I’ve slowly been updating my web site, adding pages for my projects and web sites and whatnot, and it got me thinking about progress.
Take web sites, for example. It would be tempting to think that, given more experience, I’ll consistently produce better and better work.
It certainly doesn’t feel like this, though. While I love my most recent design, The Peacock’s Paintbrush is still one of my favorites — and one of my first; it was made around ten years ago.
It’s tempting to feel like I haven’t made much progress at all. Which, sometimes I do. I worry that I’m not improving as a designer or a programmer or whatever here.
My output is really more like this:
Kinda random.
But really, it’s not as random as it looks. Experience does not make my work consistently better. It increases the probability that my work will be better.
The quality of my work will tend towards the darker red areas here. Without question, my work experience has made my average better.
However, under the right circumstances, I am still perfectly capable of producing crap. If I don’t get along personally with my client; if I hate the work itself, the work will suffer.

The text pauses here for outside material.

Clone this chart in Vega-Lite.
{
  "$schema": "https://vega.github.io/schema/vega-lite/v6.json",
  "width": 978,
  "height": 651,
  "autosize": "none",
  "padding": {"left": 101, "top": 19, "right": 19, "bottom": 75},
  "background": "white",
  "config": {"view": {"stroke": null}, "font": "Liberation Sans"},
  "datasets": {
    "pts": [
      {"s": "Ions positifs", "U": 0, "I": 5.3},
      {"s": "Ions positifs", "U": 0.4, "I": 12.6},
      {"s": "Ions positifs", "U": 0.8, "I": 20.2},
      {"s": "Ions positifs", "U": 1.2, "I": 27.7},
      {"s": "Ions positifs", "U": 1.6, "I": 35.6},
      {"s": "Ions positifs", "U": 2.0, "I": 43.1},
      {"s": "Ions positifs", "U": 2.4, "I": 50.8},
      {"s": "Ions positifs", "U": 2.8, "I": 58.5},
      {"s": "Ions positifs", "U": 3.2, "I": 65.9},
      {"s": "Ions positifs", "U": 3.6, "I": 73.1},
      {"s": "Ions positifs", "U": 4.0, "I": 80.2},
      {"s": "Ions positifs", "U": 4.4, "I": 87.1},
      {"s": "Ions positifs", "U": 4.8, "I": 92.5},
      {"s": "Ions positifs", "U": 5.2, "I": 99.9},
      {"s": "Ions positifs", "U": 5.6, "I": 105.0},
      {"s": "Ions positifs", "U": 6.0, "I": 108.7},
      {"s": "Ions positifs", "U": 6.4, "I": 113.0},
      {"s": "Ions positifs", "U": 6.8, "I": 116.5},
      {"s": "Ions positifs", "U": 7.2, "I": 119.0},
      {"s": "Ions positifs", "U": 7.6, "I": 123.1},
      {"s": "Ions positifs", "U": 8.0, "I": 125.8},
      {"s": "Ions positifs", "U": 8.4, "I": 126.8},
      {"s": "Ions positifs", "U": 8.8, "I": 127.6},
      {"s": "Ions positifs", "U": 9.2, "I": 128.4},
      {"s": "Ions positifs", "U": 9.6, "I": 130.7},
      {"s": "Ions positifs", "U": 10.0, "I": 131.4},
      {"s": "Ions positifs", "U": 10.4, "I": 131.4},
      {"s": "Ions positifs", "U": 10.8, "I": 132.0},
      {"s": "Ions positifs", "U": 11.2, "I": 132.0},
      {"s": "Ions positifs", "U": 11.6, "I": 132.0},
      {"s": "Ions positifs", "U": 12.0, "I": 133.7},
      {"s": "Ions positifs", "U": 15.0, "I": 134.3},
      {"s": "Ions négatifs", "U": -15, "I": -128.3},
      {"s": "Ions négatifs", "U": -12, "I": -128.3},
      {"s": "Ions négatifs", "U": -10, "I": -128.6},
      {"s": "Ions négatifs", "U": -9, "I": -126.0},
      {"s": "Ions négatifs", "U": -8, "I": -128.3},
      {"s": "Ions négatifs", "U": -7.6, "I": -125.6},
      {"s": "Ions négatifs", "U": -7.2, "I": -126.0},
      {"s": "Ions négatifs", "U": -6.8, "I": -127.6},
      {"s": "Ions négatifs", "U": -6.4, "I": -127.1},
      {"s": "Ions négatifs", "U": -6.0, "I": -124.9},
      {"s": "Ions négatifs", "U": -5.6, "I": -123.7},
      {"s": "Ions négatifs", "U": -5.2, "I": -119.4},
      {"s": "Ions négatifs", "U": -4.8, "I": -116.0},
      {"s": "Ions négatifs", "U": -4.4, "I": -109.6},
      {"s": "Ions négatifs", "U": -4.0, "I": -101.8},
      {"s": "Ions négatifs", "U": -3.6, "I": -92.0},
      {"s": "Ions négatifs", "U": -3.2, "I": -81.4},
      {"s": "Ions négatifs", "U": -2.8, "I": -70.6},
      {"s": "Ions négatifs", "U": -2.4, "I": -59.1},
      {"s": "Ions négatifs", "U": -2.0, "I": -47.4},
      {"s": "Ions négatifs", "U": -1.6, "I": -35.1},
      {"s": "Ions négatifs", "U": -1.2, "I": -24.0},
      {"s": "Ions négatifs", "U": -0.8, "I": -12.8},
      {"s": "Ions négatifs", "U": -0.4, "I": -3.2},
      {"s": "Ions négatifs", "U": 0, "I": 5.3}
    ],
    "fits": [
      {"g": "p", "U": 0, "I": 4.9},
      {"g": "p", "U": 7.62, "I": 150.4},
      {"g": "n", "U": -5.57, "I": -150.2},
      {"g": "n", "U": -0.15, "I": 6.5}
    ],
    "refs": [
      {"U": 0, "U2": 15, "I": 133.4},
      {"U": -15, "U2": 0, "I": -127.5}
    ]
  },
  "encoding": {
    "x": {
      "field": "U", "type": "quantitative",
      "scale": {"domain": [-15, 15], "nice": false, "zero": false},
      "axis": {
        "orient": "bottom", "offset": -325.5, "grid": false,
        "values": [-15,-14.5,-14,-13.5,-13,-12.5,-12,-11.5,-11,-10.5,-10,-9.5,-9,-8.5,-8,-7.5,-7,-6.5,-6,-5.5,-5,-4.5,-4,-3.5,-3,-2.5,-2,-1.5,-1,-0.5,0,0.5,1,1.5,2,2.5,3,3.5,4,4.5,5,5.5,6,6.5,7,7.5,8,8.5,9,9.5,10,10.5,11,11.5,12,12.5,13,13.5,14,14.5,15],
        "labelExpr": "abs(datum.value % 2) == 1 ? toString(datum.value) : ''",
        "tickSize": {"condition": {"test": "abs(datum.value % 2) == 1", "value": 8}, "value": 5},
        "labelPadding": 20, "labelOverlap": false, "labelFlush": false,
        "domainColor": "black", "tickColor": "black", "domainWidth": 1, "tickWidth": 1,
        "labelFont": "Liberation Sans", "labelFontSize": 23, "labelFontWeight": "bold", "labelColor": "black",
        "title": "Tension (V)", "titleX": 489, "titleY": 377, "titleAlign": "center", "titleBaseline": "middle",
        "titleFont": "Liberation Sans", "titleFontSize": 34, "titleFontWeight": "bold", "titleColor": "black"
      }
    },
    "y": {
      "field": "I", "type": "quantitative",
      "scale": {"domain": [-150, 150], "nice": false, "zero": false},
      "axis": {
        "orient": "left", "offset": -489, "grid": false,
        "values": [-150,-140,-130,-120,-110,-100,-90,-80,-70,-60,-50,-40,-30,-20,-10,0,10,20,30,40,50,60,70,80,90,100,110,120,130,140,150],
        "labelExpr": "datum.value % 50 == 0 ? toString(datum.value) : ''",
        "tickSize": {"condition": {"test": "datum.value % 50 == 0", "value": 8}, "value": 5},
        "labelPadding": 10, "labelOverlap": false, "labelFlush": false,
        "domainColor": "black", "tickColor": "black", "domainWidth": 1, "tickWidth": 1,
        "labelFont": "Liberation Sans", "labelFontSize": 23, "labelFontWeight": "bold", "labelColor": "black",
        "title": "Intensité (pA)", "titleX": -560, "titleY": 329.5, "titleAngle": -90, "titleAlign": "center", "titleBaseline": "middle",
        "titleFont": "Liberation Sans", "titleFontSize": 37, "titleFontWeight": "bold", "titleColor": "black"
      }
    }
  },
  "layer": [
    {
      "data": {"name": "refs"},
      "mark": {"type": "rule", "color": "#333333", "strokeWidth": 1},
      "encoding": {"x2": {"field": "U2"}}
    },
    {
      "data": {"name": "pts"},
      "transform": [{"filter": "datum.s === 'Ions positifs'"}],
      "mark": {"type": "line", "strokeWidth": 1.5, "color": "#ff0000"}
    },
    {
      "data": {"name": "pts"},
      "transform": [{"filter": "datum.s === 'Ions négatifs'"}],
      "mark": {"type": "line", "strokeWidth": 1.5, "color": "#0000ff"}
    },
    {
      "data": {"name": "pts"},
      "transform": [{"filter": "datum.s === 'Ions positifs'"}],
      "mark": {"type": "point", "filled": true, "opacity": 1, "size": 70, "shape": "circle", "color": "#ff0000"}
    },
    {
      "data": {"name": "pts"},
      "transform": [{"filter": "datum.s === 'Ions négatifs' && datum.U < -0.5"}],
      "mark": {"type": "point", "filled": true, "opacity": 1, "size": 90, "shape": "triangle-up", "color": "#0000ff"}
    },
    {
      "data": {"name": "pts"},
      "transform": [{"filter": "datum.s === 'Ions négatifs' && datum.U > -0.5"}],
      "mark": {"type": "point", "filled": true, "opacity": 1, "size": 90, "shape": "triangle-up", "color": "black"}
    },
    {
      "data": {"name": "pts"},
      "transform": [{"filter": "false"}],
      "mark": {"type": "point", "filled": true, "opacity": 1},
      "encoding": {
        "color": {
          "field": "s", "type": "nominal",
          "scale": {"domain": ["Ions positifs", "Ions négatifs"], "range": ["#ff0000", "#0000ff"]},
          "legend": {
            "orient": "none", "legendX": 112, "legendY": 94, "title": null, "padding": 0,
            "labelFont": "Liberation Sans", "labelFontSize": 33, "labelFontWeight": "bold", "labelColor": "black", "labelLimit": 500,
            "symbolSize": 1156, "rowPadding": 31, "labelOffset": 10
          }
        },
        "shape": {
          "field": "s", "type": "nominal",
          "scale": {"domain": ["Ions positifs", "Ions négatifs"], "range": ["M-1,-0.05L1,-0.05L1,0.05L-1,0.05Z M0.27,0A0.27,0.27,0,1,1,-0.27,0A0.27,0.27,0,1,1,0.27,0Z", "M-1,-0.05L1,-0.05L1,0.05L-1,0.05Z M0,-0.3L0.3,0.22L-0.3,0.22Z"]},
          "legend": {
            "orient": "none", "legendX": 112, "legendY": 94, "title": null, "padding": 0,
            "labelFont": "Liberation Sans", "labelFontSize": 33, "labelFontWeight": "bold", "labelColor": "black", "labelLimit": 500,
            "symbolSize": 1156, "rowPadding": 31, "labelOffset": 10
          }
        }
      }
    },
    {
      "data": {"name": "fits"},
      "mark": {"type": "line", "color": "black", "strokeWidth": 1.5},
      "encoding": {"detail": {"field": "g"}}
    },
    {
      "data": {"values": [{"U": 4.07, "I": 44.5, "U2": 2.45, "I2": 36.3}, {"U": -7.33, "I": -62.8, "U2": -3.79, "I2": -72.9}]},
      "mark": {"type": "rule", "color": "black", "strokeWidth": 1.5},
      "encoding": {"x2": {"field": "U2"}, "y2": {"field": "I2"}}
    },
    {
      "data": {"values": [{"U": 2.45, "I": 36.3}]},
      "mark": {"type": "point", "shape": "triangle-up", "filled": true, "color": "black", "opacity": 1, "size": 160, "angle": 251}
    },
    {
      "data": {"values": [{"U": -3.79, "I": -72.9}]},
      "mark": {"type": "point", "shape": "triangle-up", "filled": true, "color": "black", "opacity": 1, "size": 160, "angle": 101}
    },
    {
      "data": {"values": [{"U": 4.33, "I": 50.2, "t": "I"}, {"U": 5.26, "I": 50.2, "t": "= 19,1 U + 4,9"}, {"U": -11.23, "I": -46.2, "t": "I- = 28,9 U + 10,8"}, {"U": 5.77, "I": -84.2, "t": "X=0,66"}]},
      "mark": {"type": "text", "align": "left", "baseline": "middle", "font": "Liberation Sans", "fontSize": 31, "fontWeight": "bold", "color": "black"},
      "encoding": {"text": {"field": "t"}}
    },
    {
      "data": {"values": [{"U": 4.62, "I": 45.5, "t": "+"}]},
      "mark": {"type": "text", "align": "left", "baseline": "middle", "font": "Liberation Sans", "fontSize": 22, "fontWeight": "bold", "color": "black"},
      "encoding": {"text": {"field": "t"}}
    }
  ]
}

Ten years ago, under the right circumstances, I was perfectly capable of creating amazing things. The Peacock’s Paintbrush was a fascinating challenge. I was excited about getting portfolio pieces out there, and I had just the right amount of creative freedom.
The true measure of my progress is, I suppose, to look at the jobs that I neither love nor hate. The ones I just do because they have to be done. They’ll tend towards that nice dark red stripe, and I’ll forget about them the moment they’re over… but that’s the sort of stuff I should think about, when I’m thinking about what I can reasonably expect to accomplish next.